The problem: Report how many lines of these entries hold the string "Reproduce"; reply with the number alone.

Materials provided:
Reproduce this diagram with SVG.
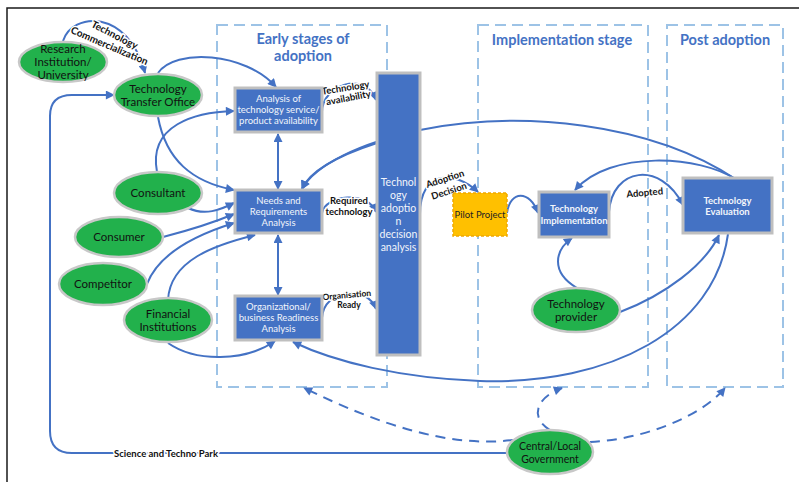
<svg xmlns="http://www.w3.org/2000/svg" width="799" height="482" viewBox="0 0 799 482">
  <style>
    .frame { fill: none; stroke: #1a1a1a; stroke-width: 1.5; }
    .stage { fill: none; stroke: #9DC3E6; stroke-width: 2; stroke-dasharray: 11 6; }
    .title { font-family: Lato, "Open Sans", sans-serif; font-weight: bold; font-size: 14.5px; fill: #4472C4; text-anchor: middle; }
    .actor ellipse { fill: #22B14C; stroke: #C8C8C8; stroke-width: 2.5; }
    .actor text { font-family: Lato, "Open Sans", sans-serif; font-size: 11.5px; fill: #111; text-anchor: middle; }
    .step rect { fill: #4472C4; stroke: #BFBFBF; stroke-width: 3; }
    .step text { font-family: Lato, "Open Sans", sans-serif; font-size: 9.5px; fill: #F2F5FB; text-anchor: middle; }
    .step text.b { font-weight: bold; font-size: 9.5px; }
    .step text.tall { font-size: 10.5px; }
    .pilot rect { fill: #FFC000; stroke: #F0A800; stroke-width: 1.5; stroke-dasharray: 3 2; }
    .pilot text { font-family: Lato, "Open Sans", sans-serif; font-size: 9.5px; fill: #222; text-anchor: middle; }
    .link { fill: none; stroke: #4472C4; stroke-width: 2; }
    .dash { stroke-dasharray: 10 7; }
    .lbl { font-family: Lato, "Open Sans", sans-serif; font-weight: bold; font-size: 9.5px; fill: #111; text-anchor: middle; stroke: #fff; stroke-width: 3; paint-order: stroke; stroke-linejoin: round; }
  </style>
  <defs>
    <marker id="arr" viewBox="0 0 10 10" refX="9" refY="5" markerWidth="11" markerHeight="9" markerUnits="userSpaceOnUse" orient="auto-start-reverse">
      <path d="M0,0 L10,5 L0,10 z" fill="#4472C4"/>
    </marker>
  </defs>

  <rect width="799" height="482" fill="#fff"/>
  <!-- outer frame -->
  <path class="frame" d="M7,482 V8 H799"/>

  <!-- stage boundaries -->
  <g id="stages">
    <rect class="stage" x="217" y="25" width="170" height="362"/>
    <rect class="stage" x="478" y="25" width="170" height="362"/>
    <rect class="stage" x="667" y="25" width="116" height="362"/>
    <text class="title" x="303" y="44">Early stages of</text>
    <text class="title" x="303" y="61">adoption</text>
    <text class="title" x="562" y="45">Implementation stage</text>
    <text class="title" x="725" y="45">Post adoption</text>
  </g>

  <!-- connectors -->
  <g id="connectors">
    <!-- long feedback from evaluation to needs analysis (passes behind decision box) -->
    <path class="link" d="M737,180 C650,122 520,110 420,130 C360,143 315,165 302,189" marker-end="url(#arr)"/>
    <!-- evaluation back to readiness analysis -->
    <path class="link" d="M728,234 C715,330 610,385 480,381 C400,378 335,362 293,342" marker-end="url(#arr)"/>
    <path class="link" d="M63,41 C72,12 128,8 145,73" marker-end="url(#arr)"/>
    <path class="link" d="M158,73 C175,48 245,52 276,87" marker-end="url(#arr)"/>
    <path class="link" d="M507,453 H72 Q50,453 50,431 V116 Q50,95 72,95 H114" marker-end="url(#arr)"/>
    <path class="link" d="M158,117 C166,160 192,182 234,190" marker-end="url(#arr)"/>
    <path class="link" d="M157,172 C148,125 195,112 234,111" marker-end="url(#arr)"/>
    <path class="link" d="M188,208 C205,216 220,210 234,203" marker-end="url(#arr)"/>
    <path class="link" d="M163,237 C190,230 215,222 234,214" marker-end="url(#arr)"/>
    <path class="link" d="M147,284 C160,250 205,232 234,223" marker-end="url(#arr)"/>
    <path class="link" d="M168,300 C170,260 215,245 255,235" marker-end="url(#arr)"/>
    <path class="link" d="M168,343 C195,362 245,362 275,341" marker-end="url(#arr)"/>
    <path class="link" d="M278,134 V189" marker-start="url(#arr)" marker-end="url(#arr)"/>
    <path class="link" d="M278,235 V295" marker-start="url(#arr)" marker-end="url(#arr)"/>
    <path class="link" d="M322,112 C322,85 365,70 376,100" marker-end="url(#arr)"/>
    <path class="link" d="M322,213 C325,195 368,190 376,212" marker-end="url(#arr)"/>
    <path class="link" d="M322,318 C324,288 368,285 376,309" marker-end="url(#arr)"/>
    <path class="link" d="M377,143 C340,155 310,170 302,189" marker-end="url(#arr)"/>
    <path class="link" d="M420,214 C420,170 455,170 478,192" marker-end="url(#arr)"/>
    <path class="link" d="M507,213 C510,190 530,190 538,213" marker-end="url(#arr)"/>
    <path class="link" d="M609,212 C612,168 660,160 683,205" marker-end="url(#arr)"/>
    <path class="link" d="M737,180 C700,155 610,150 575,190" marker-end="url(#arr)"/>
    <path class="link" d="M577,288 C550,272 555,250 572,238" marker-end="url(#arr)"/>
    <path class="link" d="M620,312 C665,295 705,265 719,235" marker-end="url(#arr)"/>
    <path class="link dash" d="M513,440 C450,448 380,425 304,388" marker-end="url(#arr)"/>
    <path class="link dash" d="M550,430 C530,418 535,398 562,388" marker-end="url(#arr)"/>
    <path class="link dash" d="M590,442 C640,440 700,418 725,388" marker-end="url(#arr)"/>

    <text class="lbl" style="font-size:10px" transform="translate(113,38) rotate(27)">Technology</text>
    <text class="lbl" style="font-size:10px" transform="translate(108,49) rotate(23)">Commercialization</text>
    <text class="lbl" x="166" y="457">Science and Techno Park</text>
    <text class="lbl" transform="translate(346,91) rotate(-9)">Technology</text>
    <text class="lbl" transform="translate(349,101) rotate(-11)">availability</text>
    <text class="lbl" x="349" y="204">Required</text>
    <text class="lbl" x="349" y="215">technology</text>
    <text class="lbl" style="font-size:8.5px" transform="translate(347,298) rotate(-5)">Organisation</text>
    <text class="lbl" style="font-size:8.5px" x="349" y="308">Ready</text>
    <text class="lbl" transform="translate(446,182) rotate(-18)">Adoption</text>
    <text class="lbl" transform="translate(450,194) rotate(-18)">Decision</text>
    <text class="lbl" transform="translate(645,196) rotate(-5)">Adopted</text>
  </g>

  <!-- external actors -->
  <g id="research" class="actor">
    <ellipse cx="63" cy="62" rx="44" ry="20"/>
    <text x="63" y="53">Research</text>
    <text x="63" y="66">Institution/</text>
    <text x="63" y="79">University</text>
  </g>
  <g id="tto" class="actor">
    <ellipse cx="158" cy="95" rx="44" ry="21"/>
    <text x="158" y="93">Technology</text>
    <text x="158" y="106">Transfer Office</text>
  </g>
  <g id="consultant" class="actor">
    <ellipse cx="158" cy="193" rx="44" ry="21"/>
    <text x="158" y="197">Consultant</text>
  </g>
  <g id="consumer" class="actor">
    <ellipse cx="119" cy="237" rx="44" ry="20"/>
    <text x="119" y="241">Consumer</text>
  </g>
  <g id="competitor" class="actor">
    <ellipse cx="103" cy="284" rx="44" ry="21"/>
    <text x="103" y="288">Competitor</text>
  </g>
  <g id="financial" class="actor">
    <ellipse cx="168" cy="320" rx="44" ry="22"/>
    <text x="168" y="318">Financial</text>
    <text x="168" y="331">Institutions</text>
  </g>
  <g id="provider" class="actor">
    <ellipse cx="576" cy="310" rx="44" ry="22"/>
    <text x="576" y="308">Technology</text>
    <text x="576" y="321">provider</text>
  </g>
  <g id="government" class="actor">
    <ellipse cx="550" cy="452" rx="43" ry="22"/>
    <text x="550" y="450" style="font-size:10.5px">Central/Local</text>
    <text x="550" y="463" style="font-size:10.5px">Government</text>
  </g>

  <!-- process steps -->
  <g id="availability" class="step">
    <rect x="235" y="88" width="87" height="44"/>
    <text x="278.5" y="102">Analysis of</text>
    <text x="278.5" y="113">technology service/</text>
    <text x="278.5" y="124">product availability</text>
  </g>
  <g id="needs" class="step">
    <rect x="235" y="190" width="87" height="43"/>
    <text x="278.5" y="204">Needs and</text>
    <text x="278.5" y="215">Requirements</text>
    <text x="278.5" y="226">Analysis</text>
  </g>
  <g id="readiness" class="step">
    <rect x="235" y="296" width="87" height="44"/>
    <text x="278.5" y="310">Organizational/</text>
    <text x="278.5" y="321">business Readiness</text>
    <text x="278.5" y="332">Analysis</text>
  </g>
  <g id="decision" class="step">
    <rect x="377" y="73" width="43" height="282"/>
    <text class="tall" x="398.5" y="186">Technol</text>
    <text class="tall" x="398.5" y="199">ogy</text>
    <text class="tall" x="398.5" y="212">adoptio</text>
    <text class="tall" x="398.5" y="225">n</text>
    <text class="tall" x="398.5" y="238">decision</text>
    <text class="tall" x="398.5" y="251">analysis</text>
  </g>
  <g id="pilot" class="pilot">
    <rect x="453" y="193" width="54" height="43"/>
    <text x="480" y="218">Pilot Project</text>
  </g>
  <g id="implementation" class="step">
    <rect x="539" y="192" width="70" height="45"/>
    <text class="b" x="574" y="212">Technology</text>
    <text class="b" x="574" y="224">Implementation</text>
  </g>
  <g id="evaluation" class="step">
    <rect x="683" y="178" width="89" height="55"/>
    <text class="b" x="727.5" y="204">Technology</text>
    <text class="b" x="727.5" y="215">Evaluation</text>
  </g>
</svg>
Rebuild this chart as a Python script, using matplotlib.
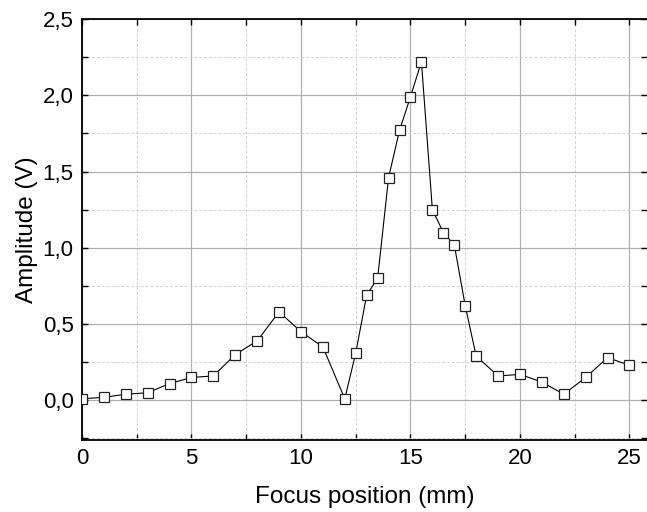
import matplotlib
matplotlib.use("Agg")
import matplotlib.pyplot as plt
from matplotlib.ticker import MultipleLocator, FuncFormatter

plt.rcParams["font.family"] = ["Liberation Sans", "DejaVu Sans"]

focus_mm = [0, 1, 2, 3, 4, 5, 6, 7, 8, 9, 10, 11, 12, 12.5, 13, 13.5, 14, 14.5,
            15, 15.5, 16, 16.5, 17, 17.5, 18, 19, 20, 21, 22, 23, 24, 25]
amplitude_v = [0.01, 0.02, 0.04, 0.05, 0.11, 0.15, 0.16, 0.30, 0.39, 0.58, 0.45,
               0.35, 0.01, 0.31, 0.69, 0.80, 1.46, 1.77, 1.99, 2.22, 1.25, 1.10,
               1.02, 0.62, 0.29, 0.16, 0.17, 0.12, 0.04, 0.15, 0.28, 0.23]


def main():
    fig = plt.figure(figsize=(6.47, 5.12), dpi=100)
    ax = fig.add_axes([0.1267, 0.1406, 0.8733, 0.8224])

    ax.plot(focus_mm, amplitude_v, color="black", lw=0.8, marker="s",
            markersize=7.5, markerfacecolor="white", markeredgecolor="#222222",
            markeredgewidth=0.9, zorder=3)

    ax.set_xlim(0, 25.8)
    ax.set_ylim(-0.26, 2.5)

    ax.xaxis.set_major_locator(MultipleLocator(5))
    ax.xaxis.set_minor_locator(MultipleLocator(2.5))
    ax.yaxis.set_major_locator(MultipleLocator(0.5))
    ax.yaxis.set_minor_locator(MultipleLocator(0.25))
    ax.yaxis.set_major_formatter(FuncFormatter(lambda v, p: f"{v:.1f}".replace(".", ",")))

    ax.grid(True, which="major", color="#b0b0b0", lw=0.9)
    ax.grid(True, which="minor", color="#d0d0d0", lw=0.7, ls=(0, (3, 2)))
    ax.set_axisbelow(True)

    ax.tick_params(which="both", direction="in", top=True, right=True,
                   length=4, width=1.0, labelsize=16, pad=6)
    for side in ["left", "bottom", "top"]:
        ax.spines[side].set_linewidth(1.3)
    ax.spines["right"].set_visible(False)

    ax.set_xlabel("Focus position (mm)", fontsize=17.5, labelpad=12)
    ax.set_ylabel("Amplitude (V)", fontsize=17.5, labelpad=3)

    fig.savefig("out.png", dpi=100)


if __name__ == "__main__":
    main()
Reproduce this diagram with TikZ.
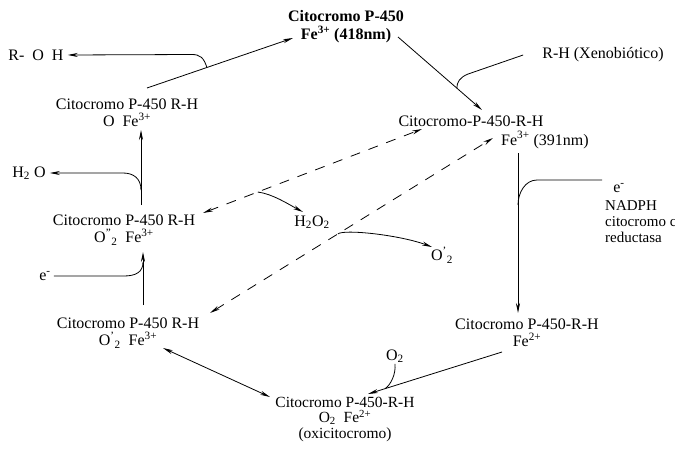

Result of the exercise: 2